Within the entries below, find the portion that opens with the line containing "What Altair code" and closes with the line containing "import pandas as pd". Retype that portion exactly and only.

(Charts and diagrams as code)
☆ ☆ ☆
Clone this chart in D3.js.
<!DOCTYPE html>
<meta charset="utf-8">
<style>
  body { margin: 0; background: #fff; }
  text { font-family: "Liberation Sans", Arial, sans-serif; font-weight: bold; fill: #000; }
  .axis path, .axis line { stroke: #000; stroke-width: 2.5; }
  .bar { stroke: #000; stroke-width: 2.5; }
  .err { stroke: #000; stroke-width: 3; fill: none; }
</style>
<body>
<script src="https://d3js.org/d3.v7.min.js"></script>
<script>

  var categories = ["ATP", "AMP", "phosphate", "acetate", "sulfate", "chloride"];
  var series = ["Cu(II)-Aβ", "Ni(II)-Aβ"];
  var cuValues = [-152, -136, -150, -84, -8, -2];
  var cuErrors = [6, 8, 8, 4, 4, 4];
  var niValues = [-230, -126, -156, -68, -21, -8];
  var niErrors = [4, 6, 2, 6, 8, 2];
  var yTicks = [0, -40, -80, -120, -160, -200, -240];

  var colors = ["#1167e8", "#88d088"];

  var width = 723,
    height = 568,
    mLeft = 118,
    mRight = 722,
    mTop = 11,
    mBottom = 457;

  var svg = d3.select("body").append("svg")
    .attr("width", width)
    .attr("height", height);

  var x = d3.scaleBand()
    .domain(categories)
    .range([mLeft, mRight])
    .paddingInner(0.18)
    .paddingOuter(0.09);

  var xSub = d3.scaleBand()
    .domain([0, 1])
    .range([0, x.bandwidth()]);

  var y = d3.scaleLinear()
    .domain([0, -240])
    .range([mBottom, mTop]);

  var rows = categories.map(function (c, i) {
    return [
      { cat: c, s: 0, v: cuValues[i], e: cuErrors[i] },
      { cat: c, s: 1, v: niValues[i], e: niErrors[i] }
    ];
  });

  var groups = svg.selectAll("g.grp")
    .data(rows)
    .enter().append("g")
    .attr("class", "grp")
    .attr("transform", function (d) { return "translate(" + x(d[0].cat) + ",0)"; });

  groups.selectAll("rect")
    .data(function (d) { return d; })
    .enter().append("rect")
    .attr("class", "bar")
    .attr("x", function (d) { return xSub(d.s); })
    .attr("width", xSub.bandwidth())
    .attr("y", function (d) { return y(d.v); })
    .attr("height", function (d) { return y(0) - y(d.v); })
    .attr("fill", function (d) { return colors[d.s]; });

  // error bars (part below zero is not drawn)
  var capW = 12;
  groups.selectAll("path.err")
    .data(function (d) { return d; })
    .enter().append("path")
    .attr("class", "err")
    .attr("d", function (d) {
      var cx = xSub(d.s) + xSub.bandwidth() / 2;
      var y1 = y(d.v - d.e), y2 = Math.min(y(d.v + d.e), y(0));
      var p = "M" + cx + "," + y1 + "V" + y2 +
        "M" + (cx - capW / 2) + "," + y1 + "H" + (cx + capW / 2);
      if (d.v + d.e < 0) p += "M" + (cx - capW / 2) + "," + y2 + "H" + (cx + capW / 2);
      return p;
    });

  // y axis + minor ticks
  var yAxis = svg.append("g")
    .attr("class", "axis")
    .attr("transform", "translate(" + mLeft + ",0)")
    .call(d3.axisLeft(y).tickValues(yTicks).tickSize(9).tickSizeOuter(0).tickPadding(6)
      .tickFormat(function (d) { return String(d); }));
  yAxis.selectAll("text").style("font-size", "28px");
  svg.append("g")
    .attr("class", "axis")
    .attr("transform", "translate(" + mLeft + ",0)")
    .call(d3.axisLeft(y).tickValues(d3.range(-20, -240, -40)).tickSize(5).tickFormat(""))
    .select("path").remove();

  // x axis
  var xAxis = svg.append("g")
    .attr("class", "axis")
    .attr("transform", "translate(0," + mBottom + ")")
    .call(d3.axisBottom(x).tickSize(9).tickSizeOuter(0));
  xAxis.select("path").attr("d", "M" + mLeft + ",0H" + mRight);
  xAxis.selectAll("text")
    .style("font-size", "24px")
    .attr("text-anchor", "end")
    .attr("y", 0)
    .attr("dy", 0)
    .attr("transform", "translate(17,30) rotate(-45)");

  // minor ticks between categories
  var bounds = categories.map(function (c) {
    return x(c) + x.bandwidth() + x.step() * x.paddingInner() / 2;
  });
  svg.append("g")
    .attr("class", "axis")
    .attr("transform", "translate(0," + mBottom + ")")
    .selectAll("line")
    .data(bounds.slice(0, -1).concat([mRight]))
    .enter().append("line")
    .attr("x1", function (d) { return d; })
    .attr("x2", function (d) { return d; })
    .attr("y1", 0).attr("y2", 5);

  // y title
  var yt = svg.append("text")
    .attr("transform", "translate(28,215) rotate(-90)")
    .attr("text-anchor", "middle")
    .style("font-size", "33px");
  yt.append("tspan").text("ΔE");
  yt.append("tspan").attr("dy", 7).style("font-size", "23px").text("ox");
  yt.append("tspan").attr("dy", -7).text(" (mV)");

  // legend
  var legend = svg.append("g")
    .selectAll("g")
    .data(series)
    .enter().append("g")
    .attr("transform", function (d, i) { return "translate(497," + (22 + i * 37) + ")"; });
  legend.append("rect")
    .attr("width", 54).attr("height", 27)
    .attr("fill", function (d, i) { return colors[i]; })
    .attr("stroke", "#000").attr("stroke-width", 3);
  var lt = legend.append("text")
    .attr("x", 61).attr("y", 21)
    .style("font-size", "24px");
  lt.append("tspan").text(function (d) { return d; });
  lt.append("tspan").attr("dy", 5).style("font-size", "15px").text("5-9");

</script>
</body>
☆ ☆ ☆
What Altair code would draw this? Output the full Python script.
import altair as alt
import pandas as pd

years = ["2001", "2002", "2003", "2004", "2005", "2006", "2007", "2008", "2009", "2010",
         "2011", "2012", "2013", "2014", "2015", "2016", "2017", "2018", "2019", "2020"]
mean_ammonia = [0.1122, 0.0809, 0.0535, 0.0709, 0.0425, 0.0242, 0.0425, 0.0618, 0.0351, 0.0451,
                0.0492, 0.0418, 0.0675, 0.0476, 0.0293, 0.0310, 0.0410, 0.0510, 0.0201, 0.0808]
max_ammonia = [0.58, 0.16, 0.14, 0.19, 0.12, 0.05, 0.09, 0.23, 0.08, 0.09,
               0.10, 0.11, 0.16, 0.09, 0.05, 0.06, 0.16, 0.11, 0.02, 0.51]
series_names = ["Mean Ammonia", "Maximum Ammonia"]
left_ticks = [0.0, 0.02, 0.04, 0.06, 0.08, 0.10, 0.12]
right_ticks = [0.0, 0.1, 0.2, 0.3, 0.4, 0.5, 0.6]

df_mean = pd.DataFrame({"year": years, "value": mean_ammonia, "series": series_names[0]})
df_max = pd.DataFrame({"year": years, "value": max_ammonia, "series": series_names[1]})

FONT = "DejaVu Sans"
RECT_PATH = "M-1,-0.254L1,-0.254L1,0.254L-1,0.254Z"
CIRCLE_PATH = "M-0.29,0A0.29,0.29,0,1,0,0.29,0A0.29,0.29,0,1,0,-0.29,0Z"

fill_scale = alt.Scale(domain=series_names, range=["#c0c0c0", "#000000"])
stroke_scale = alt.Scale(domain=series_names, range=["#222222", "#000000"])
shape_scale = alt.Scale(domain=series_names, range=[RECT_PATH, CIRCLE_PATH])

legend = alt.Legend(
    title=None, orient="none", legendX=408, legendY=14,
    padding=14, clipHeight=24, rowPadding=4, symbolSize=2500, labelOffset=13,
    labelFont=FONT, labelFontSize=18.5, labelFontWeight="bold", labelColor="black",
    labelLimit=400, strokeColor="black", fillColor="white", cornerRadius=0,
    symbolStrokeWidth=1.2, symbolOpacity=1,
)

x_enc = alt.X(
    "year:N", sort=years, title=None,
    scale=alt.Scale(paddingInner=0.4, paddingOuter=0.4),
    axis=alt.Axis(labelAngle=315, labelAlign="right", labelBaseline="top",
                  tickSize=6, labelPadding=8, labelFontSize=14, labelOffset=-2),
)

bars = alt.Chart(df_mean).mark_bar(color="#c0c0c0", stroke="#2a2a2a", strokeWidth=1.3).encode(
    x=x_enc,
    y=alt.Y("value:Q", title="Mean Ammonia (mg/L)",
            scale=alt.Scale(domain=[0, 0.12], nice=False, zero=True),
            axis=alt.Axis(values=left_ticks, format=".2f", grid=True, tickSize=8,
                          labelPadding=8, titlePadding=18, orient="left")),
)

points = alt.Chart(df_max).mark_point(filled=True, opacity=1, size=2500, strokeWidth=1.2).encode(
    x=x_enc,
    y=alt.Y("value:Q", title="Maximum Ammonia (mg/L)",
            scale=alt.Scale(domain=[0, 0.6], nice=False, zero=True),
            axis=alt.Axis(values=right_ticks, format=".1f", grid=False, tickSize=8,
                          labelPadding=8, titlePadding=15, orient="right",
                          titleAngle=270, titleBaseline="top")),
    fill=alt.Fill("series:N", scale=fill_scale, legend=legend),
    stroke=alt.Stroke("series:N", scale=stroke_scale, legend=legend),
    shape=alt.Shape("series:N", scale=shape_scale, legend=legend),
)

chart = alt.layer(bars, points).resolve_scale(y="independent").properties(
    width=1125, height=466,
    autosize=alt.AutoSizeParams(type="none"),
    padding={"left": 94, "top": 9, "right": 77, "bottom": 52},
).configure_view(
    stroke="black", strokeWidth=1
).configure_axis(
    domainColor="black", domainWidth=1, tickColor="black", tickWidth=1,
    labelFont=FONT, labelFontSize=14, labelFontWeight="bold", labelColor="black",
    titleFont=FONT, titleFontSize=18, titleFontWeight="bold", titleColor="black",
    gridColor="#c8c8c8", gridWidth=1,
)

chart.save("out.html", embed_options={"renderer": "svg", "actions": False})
☆ ☆ ☆
- Final result:
What Altair code would draw this? Output the full Python script.
import altair as alt
import pandas as pd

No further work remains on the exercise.